By contrast Keyhan, also seen as close to the supreme leader, said Iran had not backtracked, but rather "gained the objective guarantee that it was seeking".
So even hardliners in Iran are divided. One can only imagine how much greater those divisions are likely to become if they see that the moment is approaching for Iran's hard-won uranium to be sent out of the country, particularly if sanctions are still on track.
Perhaps Mr Ahmadinejad himself is bluffing, reaching a deal he believes he will never actually have to implement.
In that case, Washington might decide the best course is to call his bluff and agree to the deal.

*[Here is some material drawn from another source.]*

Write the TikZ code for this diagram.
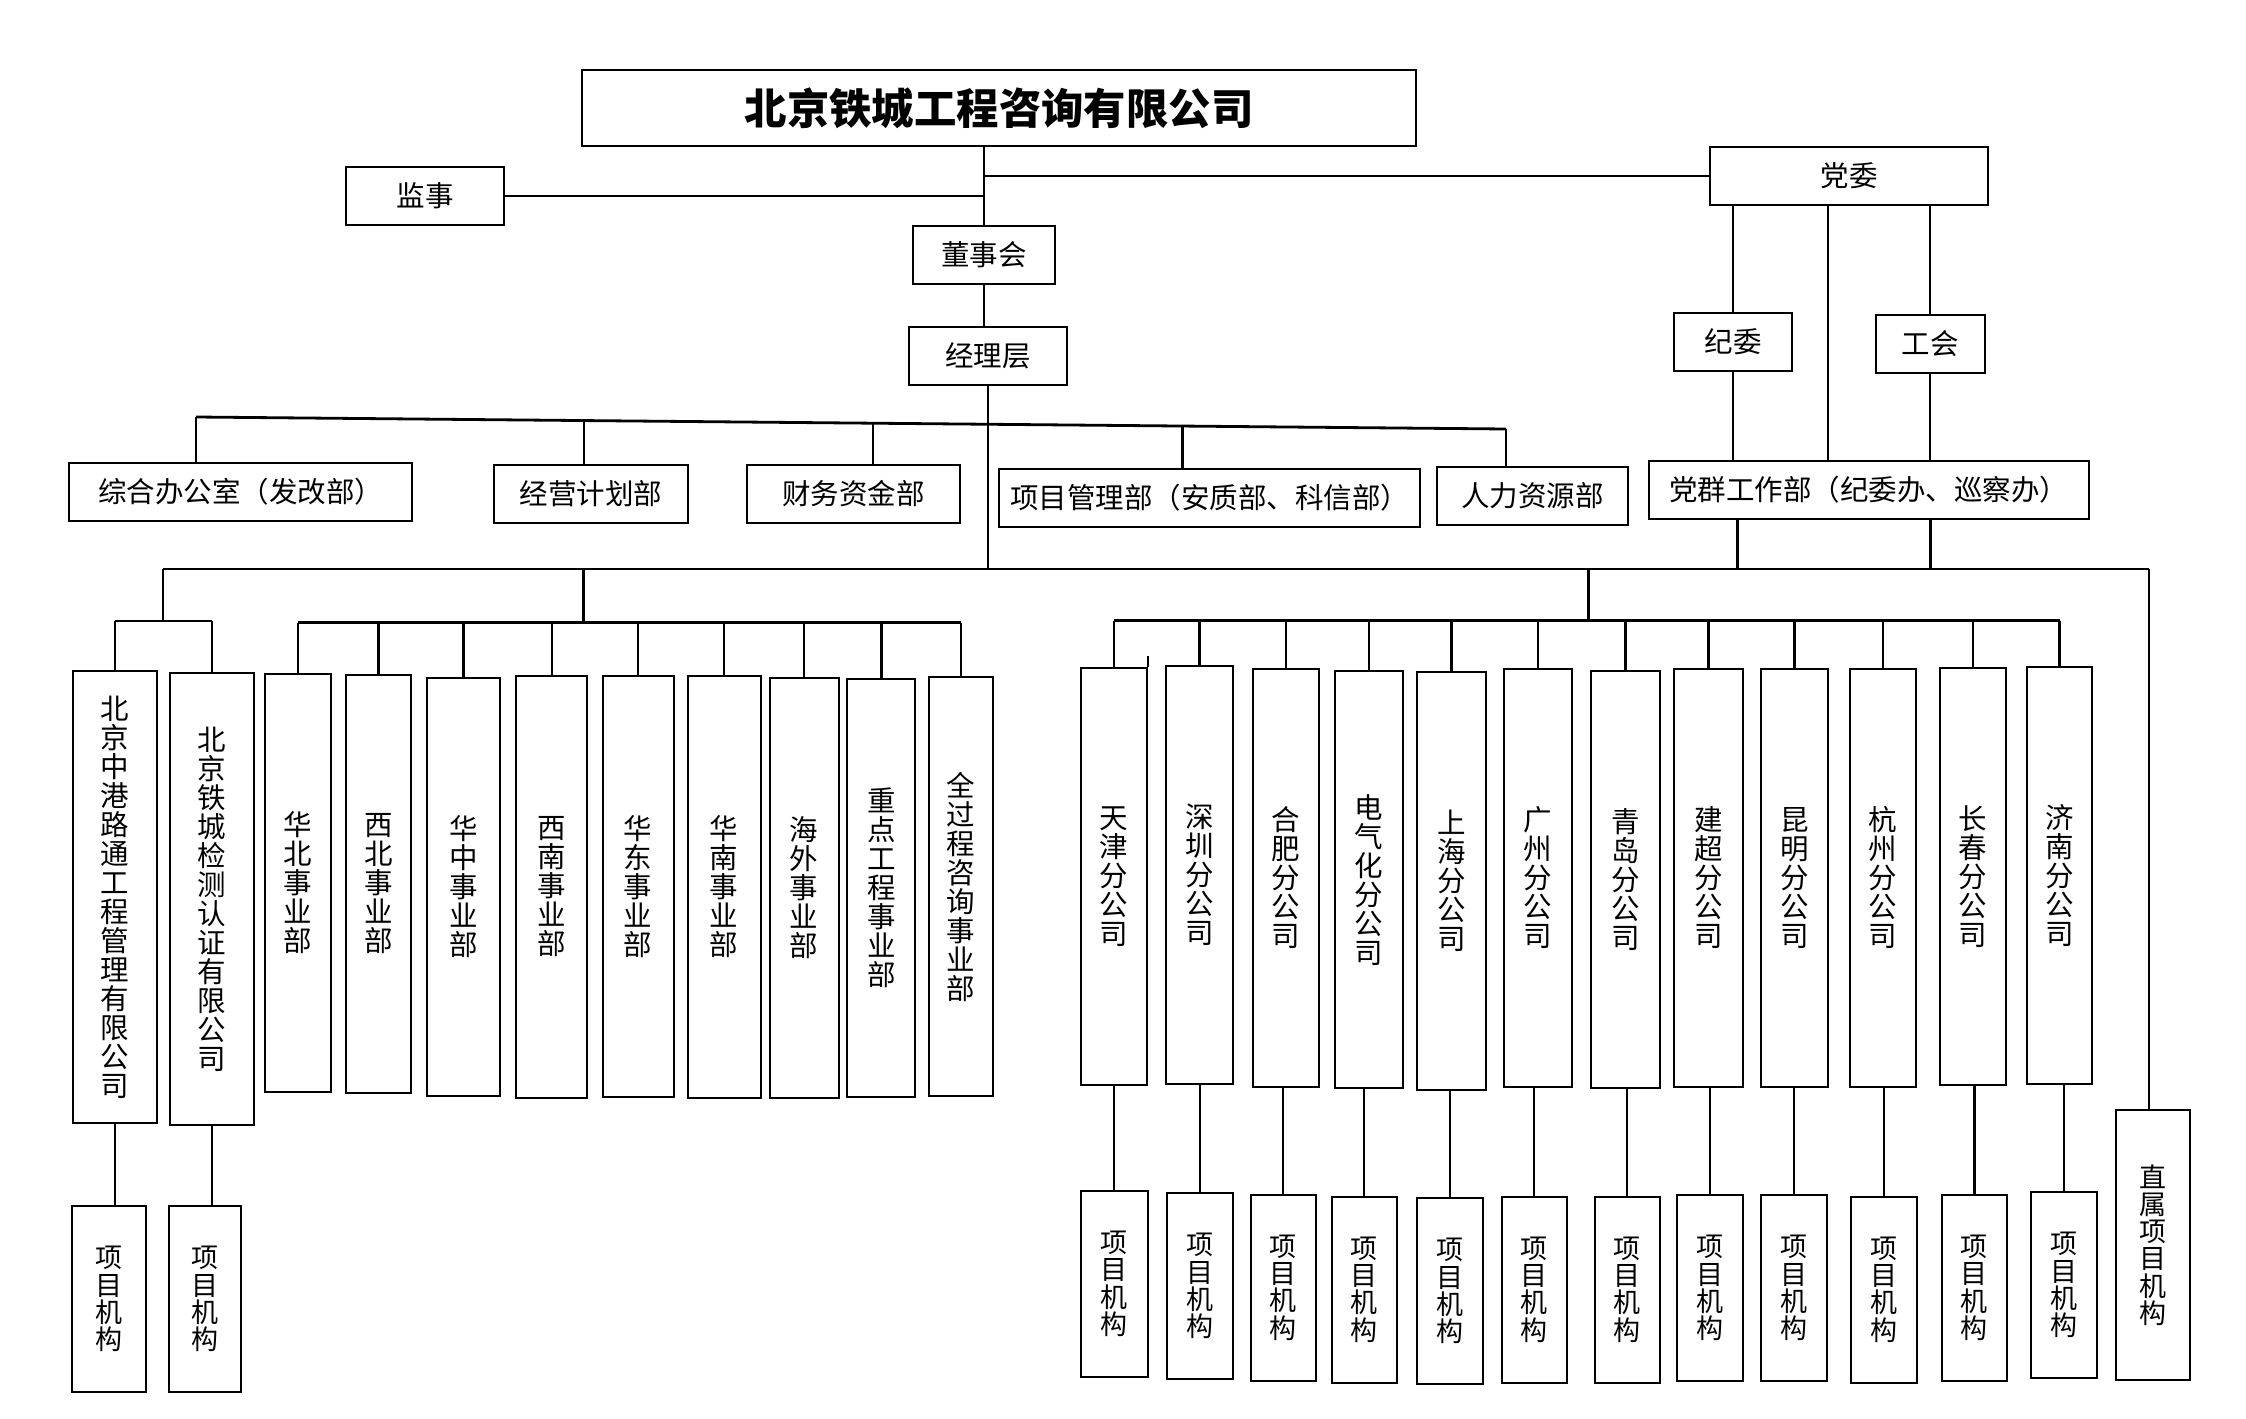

Meanwhile in New York, US officials are confident they have the votes they need for new sanctions - in other words, they have the support of nine members of the security council, and no vetoes from the permanent members.
But Western officials have always stressed the need for as much support as possible, so as to send the strongest possible message to Tehran.
Abstentions or negative votes from powerful countries such as Turkey or Brazil would be very damaging.
Another issue is the timing.
It has always been assumed that no vote would come forward this month while Lebanon is chairing the Security Council, because of the influential role of Iran's Hezbollah allies in Lebanon.
If it does slip to June, then the Americans have to decide whether they feel a vote would be productive in the sensitive days running up to the first anniversary of Mr Ahmadinejad's re-election on 12 June.
So a deal, originally put forward as a confidence-building measure, risks just becoming a new source of bitter debate between Iran and the West.